Provided data:
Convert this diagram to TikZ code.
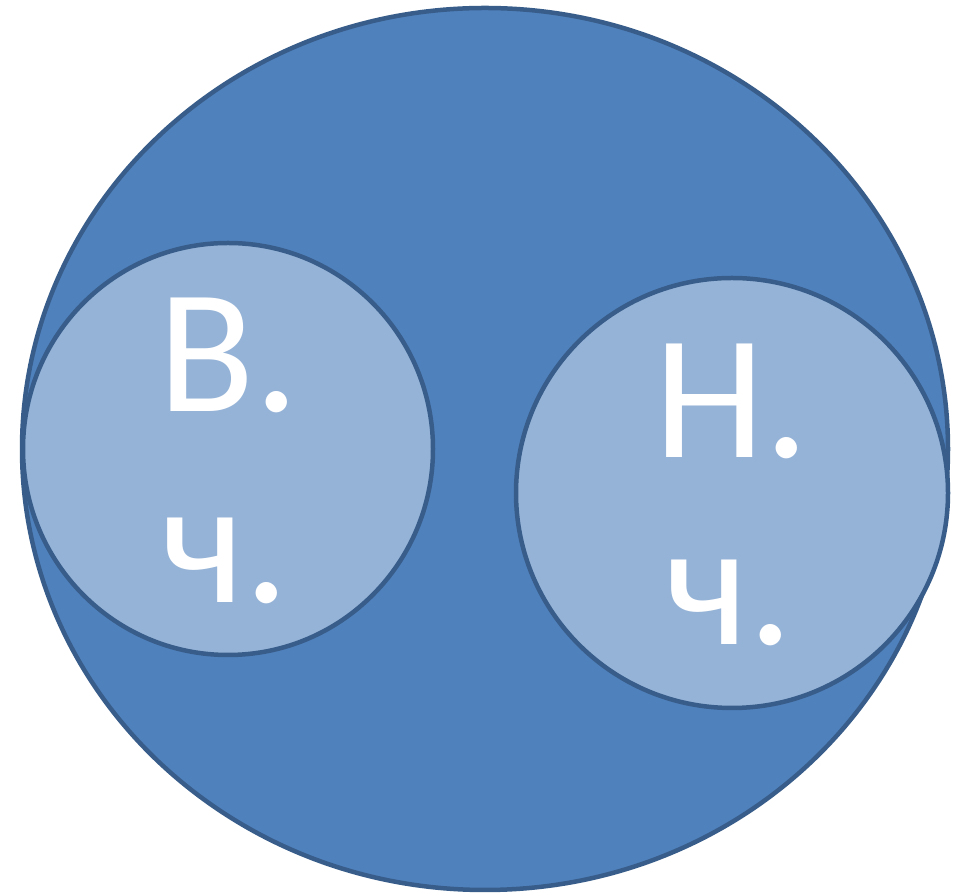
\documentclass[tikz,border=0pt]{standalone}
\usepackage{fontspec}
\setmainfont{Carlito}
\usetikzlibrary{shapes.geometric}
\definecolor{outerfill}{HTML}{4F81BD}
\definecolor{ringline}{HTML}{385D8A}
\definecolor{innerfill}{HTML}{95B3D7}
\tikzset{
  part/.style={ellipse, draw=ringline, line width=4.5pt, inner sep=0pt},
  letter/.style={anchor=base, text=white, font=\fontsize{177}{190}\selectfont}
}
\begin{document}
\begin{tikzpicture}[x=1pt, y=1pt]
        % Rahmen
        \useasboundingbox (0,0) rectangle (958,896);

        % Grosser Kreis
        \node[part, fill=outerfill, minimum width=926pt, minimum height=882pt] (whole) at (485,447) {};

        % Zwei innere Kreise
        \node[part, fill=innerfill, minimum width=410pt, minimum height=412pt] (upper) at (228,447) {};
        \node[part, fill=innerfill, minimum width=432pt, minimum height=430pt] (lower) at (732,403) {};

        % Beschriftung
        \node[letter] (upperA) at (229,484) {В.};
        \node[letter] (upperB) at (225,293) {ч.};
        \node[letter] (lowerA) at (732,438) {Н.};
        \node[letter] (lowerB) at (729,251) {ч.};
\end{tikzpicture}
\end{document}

Problem to solve: Omit every picture while copying the listing above exactly.

Answer to this exercise:
Convert this diagram to TikZ code.
\documentclass[tikz,border=0pt]{standalone}
\usepackage{fontspec}
\setmainfont{Carlito}
\usetikzlibrary{shapes.geometric}
\definecolor{outerfill}{HTML}{4F81BD}
\definecolor{ringline}{HTML}{385D8A}
\definecolor{innerfill}{HTML}{95B3D7}
\tikzset{
  part/.style={ellipse, draw=ringline, line width=4.5pt, inner sep=0pt},
  letter/.style={anchor=base, text=white, font=\fontsize{177}{190}\selectfont}
}
\begin{document}
\begin{tikzpicture}[x=1pt, y=1pt]
        % Rahmen
        \useasboundingbox (0,0) rectangle (958,896);

        % Grosser Kreis
        \node[part, fill=outerfill, minimum width=926pt, minimum height=882pt] (whole) at (485,447) {};

        % Zwei innere Kreise
        \node[part, fill=innerfill, minimum width=410pt, minimum height=412pt] (upper) at (228,447) {};
        \node[part, fill=innerfill, minimum width=432pt, minimum height=430pt] (lower) at (732,403) {};

        % Beschriftung
        \node[letter] (upperA) at (229,484) {В.};
        \node[letter] (upperB) at (225,293) {ч.};
        \node[letter] (lowerA) at (732,438) {Н.};
        \node[letter] (lowerB) at (729,251) {ч.};
\end{tikzpicture}
\end{document}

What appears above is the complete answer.